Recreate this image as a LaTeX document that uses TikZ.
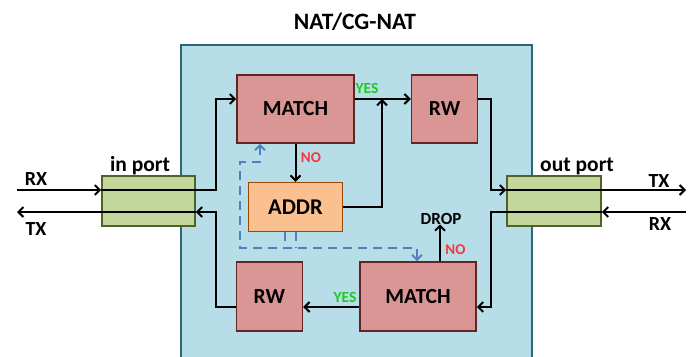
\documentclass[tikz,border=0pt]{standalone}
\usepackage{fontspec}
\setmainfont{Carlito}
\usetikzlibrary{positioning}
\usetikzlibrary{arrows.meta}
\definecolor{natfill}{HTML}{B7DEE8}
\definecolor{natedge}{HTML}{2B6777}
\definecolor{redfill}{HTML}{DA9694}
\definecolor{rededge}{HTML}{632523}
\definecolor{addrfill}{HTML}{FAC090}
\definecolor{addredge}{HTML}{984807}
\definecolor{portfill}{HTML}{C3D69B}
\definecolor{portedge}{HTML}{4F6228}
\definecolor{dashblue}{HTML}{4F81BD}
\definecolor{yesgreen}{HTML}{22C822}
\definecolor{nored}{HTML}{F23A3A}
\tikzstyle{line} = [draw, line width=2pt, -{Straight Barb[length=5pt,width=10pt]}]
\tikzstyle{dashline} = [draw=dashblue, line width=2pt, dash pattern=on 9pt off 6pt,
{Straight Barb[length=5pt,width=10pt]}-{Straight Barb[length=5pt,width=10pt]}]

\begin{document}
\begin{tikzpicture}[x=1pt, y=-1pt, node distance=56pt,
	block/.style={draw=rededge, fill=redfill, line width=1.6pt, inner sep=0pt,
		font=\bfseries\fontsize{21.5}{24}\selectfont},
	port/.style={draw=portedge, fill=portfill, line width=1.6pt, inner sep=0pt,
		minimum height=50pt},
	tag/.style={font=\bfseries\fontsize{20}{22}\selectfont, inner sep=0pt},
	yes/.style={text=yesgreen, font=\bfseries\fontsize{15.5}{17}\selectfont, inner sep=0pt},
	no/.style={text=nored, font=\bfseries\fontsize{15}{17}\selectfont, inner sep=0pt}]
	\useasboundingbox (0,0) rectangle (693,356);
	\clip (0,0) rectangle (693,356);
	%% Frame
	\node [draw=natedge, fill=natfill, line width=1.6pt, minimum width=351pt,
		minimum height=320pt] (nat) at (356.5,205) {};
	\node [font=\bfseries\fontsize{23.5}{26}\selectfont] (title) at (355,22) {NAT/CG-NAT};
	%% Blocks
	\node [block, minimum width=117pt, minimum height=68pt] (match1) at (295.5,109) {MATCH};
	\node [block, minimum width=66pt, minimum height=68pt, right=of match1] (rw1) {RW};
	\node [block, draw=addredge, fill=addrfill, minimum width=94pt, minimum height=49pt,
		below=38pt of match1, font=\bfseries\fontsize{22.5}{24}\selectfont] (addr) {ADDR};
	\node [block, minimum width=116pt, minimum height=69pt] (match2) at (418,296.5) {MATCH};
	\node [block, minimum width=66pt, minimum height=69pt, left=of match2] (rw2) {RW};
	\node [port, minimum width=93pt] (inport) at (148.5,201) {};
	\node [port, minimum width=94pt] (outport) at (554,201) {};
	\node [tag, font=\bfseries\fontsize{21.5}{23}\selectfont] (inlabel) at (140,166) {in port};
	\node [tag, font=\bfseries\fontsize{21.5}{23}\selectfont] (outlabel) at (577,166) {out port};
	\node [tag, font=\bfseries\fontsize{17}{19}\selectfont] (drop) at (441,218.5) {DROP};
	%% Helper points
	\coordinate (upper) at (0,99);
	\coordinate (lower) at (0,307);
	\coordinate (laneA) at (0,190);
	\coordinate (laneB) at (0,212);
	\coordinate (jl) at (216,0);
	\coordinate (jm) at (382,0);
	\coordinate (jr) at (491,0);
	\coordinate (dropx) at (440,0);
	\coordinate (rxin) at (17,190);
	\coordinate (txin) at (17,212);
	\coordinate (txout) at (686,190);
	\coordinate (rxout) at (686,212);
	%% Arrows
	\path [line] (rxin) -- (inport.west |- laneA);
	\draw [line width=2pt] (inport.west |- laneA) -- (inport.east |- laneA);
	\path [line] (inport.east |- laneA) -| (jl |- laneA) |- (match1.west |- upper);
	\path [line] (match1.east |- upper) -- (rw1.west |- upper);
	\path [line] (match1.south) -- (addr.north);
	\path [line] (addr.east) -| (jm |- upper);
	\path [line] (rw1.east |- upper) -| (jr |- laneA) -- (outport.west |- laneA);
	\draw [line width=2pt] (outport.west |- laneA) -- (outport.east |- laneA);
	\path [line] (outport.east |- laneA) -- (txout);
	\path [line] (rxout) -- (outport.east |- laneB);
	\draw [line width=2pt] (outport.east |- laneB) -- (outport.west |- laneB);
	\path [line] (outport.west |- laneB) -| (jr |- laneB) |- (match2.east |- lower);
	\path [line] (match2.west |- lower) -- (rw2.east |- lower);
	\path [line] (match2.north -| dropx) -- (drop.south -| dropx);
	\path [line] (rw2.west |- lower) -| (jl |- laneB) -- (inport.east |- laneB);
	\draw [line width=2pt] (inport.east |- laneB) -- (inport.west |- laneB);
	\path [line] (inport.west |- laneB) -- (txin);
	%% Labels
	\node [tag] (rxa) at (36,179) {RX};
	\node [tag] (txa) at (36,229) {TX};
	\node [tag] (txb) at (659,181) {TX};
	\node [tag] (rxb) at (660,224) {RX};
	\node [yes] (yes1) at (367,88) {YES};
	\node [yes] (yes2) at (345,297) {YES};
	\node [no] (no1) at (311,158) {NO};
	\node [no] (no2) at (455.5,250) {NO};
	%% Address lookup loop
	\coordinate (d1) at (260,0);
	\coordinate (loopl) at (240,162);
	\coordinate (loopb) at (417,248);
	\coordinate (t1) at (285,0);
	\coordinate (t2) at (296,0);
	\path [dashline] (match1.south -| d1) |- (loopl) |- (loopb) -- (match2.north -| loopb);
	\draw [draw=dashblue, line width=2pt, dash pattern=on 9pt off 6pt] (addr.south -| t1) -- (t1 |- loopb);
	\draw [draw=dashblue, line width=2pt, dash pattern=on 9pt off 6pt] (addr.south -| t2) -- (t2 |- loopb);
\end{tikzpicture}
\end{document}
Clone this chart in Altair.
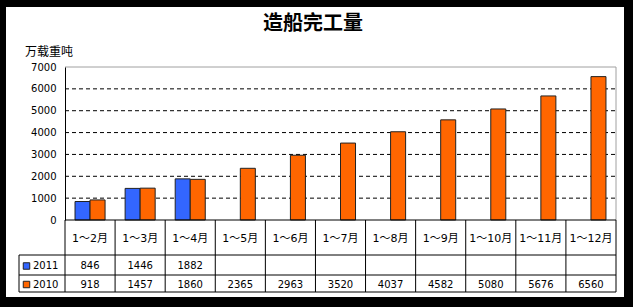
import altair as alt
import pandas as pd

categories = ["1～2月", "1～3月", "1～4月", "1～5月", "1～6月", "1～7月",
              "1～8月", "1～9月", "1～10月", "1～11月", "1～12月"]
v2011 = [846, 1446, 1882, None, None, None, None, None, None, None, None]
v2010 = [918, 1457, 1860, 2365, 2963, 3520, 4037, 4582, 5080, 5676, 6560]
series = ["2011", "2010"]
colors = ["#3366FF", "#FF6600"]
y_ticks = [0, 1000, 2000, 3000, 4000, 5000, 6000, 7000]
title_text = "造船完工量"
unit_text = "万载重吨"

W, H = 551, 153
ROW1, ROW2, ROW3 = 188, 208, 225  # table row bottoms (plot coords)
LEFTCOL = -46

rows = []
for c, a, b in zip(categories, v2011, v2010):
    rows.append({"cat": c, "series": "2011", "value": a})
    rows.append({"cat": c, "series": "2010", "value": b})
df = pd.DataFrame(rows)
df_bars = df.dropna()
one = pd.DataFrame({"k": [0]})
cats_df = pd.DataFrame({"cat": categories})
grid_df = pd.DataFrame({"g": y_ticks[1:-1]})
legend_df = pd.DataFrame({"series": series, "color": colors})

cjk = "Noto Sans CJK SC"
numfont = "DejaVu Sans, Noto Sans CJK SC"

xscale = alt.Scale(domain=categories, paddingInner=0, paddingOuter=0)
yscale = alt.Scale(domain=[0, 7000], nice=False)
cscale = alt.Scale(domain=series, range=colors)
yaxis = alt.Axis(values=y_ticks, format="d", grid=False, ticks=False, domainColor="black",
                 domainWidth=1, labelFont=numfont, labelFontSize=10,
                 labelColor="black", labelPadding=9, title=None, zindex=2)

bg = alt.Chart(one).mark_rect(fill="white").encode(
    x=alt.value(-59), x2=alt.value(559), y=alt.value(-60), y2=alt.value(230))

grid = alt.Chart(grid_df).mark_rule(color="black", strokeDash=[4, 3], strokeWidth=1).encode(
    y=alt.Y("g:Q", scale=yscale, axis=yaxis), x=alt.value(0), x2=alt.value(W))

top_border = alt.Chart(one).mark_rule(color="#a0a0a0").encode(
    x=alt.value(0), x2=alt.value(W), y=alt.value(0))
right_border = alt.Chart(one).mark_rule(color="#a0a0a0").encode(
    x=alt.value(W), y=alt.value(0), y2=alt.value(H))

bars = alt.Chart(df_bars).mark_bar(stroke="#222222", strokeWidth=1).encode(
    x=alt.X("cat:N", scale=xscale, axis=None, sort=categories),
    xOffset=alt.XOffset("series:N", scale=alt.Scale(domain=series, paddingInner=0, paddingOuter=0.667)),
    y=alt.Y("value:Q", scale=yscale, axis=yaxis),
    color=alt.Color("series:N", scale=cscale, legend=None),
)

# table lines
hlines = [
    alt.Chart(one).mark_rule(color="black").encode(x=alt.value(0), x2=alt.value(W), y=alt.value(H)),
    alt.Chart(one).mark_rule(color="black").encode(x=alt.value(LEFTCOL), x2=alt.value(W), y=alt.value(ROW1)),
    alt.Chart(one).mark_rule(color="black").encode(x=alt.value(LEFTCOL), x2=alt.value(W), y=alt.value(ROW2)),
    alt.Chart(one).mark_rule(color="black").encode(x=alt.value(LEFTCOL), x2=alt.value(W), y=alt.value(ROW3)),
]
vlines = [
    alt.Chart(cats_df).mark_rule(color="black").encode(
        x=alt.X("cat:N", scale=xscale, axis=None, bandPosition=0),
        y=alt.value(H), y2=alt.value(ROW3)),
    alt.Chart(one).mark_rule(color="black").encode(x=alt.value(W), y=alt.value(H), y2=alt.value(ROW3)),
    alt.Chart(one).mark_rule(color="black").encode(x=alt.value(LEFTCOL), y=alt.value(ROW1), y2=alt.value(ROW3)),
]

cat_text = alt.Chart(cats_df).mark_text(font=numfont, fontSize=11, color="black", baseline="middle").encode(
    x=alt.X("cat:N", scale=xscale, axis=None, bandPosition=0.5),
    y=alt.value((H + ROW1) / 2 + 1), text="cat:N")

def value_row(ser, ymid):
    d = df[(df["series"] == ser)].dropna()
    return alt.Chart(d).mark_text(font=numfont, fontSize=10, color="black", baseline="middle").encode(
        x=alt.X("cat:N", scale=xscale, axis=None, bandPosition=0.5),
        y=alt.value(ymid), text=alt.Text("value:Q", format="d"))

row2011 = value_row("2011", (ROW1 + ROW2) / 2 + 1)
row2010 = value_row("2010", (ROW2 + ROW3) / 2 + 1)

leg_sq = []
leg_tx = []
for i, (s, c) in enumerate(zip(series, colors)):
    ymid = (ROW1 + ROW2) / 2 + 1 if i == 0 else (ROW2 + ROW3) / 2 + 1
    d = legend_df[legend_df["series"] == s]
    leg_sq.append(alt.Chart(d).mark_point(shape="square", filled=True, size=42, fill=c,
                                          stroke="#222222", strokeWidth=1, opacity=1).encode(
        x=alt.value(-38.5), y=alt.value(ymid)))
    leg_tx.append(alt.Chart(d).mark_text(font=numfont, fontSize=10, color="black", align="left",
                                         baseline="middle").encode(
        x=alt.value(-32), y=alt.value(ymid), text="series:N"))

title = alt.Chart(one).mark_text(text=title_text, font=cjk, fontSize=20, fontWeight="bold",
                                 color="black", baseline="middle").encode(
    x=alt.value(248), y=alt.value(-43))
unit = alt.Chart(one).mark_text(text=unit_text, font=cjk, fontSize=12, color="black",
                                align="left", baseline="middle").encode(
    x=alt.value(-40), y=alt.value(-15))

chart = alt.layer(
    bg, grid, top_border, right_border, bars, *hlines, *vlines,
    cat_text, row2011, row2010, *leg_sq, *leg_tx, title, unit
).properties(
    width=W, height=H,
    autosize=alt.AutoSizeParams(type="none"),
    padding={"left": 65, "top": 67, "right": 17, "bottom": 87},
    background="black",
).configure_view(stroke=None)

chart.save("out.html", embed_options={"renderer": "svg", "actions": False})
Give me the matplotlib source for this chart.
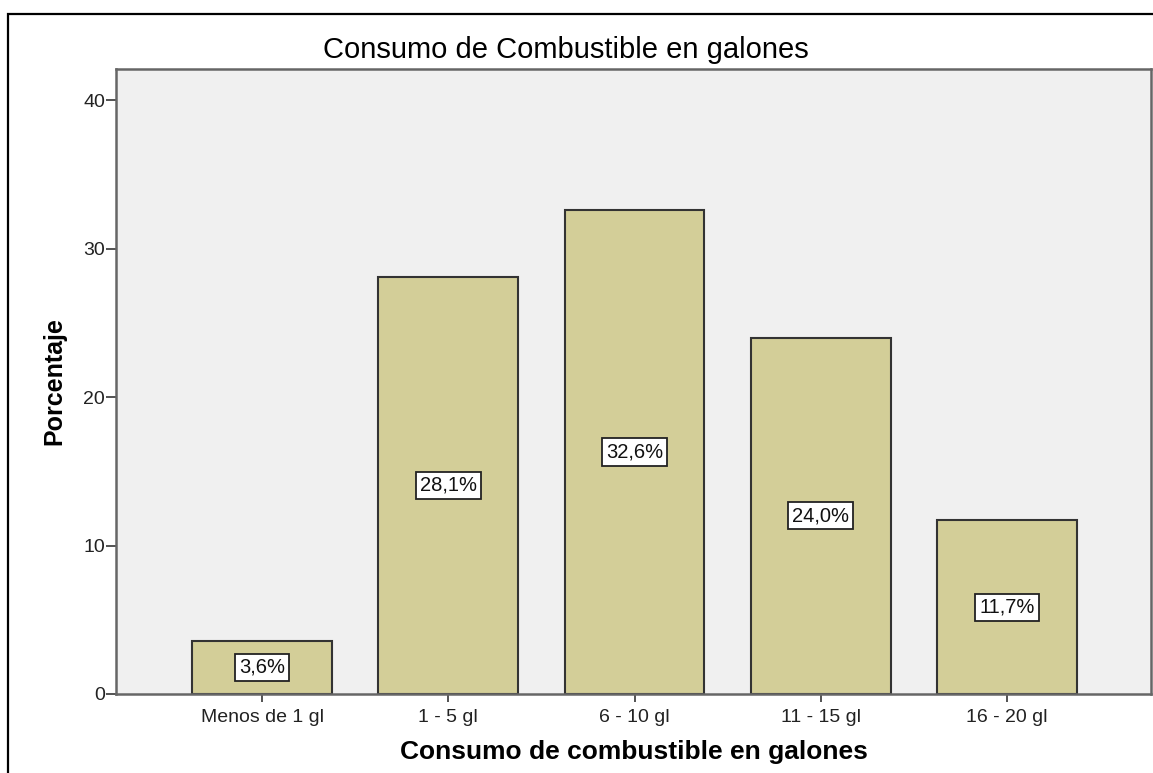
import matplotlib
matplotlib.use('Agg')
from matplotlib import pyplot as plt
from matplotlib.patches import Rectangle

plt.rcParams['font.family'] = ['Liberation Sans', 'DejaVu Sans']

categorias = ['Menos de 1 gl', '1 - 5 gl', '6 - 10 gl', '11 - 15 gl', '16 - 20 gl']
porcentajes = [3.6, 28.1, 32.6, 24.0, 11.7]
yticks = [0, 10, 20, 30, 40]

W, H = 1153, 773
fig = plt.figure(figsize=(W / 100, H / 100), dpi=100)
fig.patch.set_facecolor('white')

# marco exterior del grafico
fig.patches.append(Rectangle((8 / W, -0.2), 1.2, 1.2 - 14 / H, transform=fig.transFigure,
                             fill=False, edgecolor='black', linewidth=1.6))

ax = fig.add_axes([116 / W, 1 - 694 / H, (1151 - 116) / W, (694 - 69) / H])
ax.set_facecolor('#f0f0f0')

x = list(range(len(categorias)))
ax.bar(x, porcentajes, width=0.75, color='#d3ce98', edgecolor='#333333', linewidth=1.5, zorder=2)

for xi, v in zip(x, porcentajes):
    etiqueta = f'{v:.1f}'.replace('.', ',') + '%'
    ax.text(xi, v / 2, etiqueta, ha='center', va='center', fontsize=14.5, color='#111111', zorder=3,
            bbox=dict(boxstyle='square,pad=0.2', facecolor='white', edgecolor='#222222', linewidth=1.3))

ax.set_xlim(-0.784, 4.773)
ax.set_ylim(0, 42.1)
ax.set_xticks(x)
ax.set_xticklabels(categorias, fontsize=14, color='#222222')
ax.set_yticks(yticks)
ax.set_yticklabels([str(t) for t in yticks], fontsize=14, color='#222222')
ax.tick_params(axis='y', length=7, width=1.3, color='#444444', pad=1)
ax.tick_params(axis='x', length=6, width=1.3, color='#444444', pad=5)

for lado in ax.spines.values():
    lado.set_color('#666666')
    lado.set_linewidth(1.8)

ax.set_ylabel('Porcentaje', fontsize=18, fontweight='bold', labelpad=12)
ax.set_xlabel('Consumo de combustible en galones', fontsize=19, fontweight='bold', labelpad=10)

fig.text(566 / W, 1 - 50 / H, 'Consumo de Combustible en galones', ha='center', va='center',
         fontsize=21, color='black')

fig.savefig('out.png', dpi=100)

▬▬▬

Leave out every picture, then retype exactly the lines from the one containing "Give me the matplotlib source for this chart." through the one containing "plt.rcParams['font.family'] = ['Liberation".

Give me the matplotlib source for this chart.
import matplotlib
matplotlib.use('Agg')
from matplotlib import pyplot as plt
from matplotlib.patches import Rectangle

plt.rcParams['font.family'] = ['Liberation Sans', 'DejaVu Sans']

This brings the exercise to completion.